- Ethereum plummets down breaking support zones and still relying on the main uptrend support of $2880.
- The overall trend trunks bearish again after increased selling pressure.
- A reversal can be seen if the buyers keep the price above MA lines ( $2900)
The biggest altcoin Ethereum(ETH) was rejected at $2996 and now heading down toward the main uptrend support level at $2880. Currently trading at $2902 with a 24-hour drop of 2.48% and a weekly drop of 5.64%. The downtrend that started after April 13 could never be reversed so far.

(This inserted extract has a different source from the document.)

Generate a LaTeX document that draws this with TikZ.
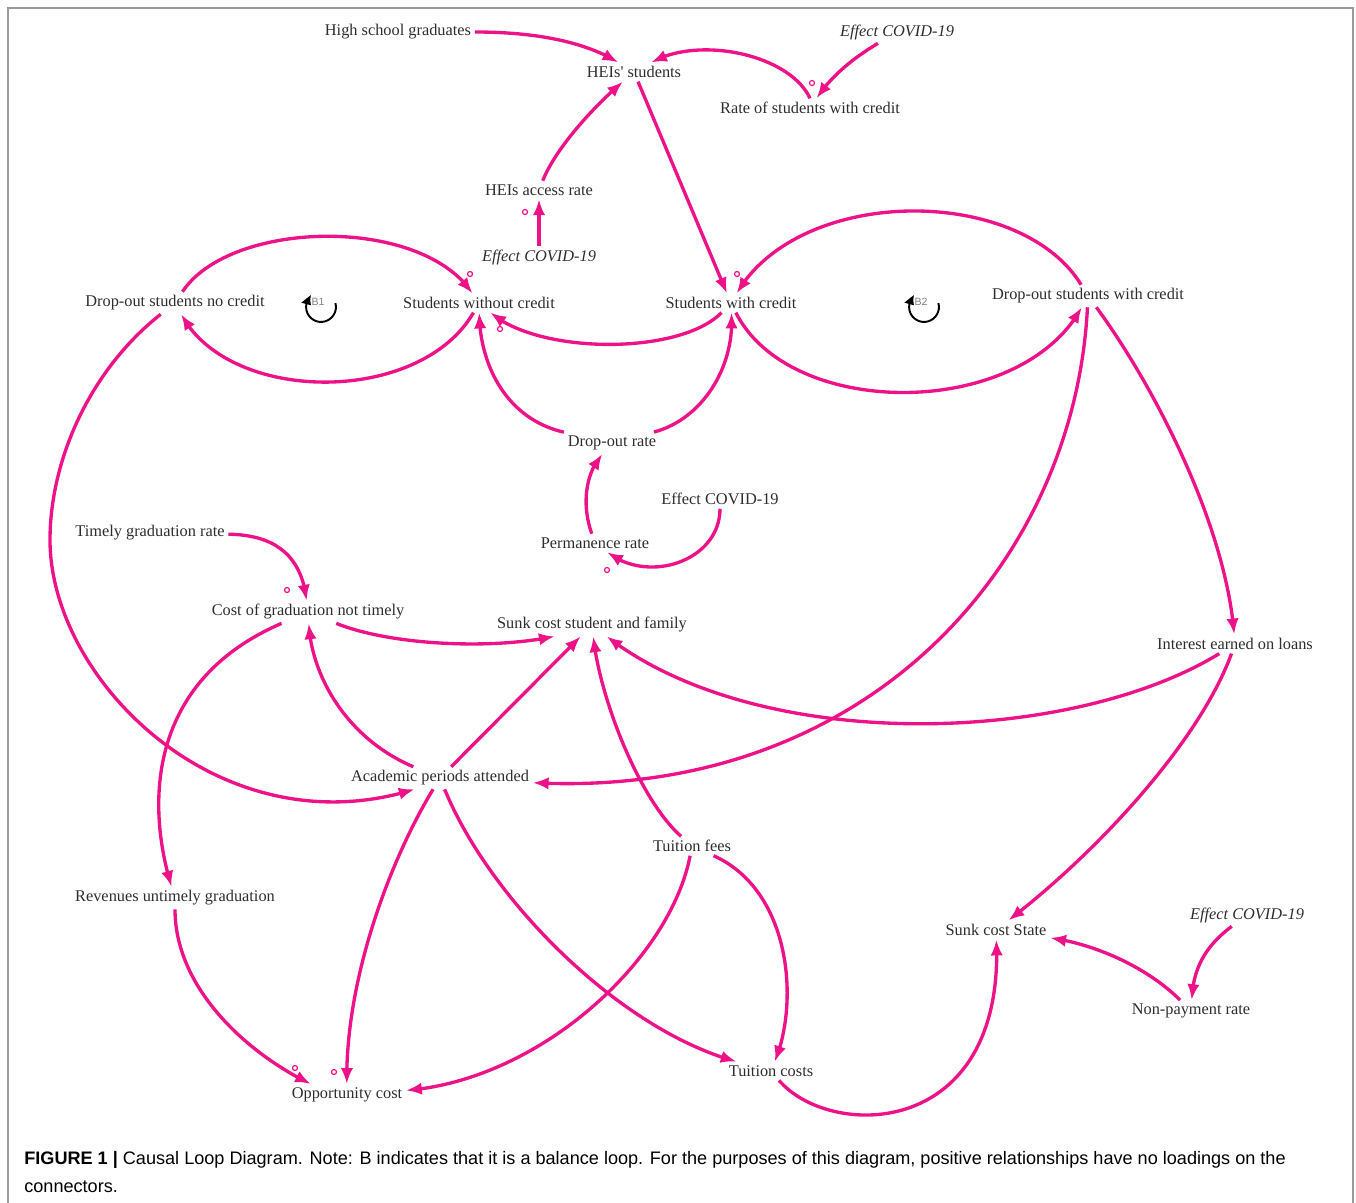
\documentclass[tikz,border=0pt]{standalone}
\usepackage{fontspec}
\setmainfont{Liberation Serif}
\newfontfamily\capfont{Liberation Sans}
\usetikzlibrary{arrows.meta, bending}
\definecolor{clpink}{RGB}{238,18,137}
\definecolor{txtgray}{RGB}{45,45,45}

\tikzset{
  var/.style={inner sep=2pt, text=txtgray, font=\fontsize{9.3}{11}\selectfont},
  cov/.style={var, font=\fontsize{9.3}{11}\selectfont\itshape},
  link/.style={clpink, line width=1.9pt, -{Latex[length=9pt,width=7pt]}},
  pol/.style={clpink, line width=0.7pt},
  loopsym/.style={black, line width=1.1pt, -{Latex[length=6pt,width=6pt,bend]}},
  looplbl/.style={text=gray, font=\capfont\fontsize{6}{7}\selectfont, inner sep=0pt},
}

\begin{document}
\begin{tikzpicture}[x=0.02cm,y=-0.02cm]
\useasboundingbox (0,0) rectangle (1356,1203);

% Frame
\draw[gray!80, line width=0.8pt] (8,1203) -- (8,8) -- (1353,8) -- (1353,1203);

% Variables
\node[var] (hsg) at (398,32) {High school graduates};
\node[var] (heis) at (634,72) {HEIs\textquotesingle{} students};
\node[cov] (covA) at (897,32) {Effect COVID-19};
\node[var] (rate) at (810,108) {Rate of students with credit};
\node[var] (access) at (539,190) {HEIs access rate};
\node[cov] (covB) at (539,257) {Effect COVID-19};
\node[var] (dnc) at (175,303) {Drop-out students no credit};
\node[var] (swo) at (479,303) {Students without credit};
\node[var] (swc) at (731,303) {Students with credit};
\node[var] (dwc) at (1088,296) {Drop-out students with credit};
\node[var] (dor) at (612,443) {Drop-out rate};
\node[var] (covC) at (720,499) {Effect COVID-19};
\node[var] (perm) at (595,543) {Permanence rate};
\node[var] (tgr) at (150,533) {Timely graduation rate};
\node[var] (cgnt) at (308,612) {Cost of graduation not timely};
\node[var] (sunk) at (592,625) {Sunk cost student and family};
\node[var] (interest) at (1235,644) {Interest earned on loans};
\node[var] (apa) at (440,778) {Academic periods attended};
\node[var] (fees) at (692,846) {Tuition fees};
\node[var] (rev) at (175,898) {Revenues untimely graduation};
\node[var] (scs) at (996,930) {Sunk cost State};
\node[cov] (covD) at (1247,915) {Effect COVID-19};
\node[var] (npr) at (1191,1011) {Non-payment rate};
\node[var] (tc) at (771,1071) {Tuition costs};
\node[var] (opp) at (347,1095) {Opportunity cost};

% Loop markers
\draw[loopsym] ([shift={(15:8.5pt)}]321,307) arc[start angle=15, end angle=-232, radius=8.5pt];
\node[looplbl] (b1) at (318,302) {B1};
\draw[loopsym] ([shift={(15:8.5pt)}]924,307) arc[start angle=15, end angle=-232, radius=8.5pt];
\node[looplbl] (b2) at (921,302) {B2};

% Connectors, upper part
\draw[link] (hsg) .. controls (545,32) and (590,45) .. (heis);
\draw[link] (rate.north) .. controls (790,55) and (700,35) .. (heis);
\draw[link] (covA) .. controls (850,60) and (830,78) .. (rate);
\draw[link] (access) .. controls (555,150) and (590,110) .. (heis);
\draw[link] (covB) -- (access);
\draw[link] (heis) -- (swc);
\draw[link] (swc) .. controls (790,420) and (1020,420) .. (dwc);
\draw[link] (dwc) .. controls (1020,185) and (800,185) .. (swc);
\draw[link] (dnc) .. controls (230,220) and (420,215) .. (swo);
\draw[link] (swo) .. controls (420,405) and (230,405) .. (dnc);
\draw[link] (swc) .. controls (680,355) and (540,355) .. (swo);
\draw[link] (dor) .. controls (510,420) and (480,370) .. (swo);
\draw[link] (dor) .. controls (700,420) and (735,370) .. (swc);
\draw[link] (perm) .. controls (580,500) and (588,470) .. (dor);
\draw[link] (covC) .. controls (720,560) and (650,585) .. (perm);

% Connectors, lower part
\draw[link] (tgr) .. controls (280,535) and (302,560) .. (cgnt);
\draw[link] (cgnt) .. controls (390,645) and (490,650) .. (sunk.197);
\draw[link] (apa) .. controls (350,740) and (312,680) .. (cgnt);
\draw[link] (apa) -- (sunk);
\draw[link] (fees) .. controls (640,800) and (600,700) .. (sunk);
\draw[link] (interest) .. controls (1070,745) and (760,755) .. (sunk);
\draw[link] (dwc) .. controls (1075,560) and (870,800) .. (apa);
\draw[link] (dnc) .. controls (90,370) and (50,460) .. (50,540)
    .. controls (50,680) and (220,850) .. (apa.204);
\draw[link] (dwc) .. controls (1150,380) and (1225,520) .. (interest);
\draw[link] (interest) .. controls (1200,740) and (1100,850) .. (scs);
\draw[link] (npr) .. controls (1150,970) and (1100,945) .. (scs);
\draw[link] (covD) .. controls (1200,950) and (1193,975) .. (npr);
\draw[link] (tc) .. controls (830,1140) and (1005,1140) .. (scs);
\draw[link] (fees) .. controls (790,890) and (800,1000) .. (tc);
\draw[link] (apa) .. controls (490,900) and (620,1030) .. (tc);
\draw[link] (apa) .. controls (390,860) and (345,980) .. (opp);
\draw[link] (fees) .. controls (670,960) and (540,1080) .. (opp);
\draw[link] (rev) .. controls (175,990) and (250,1055) .. (opp.163);
\draw[link] (cgnt) .. controls (150,680) and (145,800) .. (rev);

% Polarity marks
\foreach \p in {(812,83),(525,212),(470,274),(737,274),(500,329),(607,570),(287,590),(295,1068),(334,1072)}
  \draw[pol] \p circle (2.5);

% Caption
\node[anchor=west, inner sep=0pt, font=\capfont\fontsize{10.3}{12}\selectfont] (cap1) at (24,1160)
  {\textbf{FIGURE 1 |} Causal Loop Diagram. Note: B indicates that it is a balance loop. For the purposes of this diagram, positive relationships have no loadings on the};
\node[anchor=west, inner sep=0pt, font=\capfont\fontsize{10.3}{12}\selectfont] (cap2) at (24,1187) {connectors.};
\end{tikzpicture}
\end{document}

On the upside moment, the buyers have failed to maintain the price above moving averages.
The 1 hr ETH/USDT Chart says it all, forming a long-standing down-channel in the same range with price reading below the 50 days and 200 SMA isn’t a bull favorable trend. The RSI being more unstable at 35 indicates a slightly unsustainable trend.
Dencun, and Spot ETF Approval On The Reason Board
Ethereum’s downtrend can be seen to be the impact of unfulfilled demands by the Dencun upgrade that was released in March 204. The upgrade was a layer 2 blockchain upgrade to reduce time, and fees and increase the scalability of the network.
The other major impact is the unapproved and long-anticipated Ethereum ETF approval. The recent crackdown on SEC indicates a prolonged wait for the approvals to be in 2025.
Interestingly, today on 14 May data revealed by the analyst “ Data Nerd” shows multiple whale withdrawals. In 24 hours, a total of 78,301 ETH were withdrawn from the exchange wallet. This can also be seen as a sign of accumulations, leading retail buyers to charge up.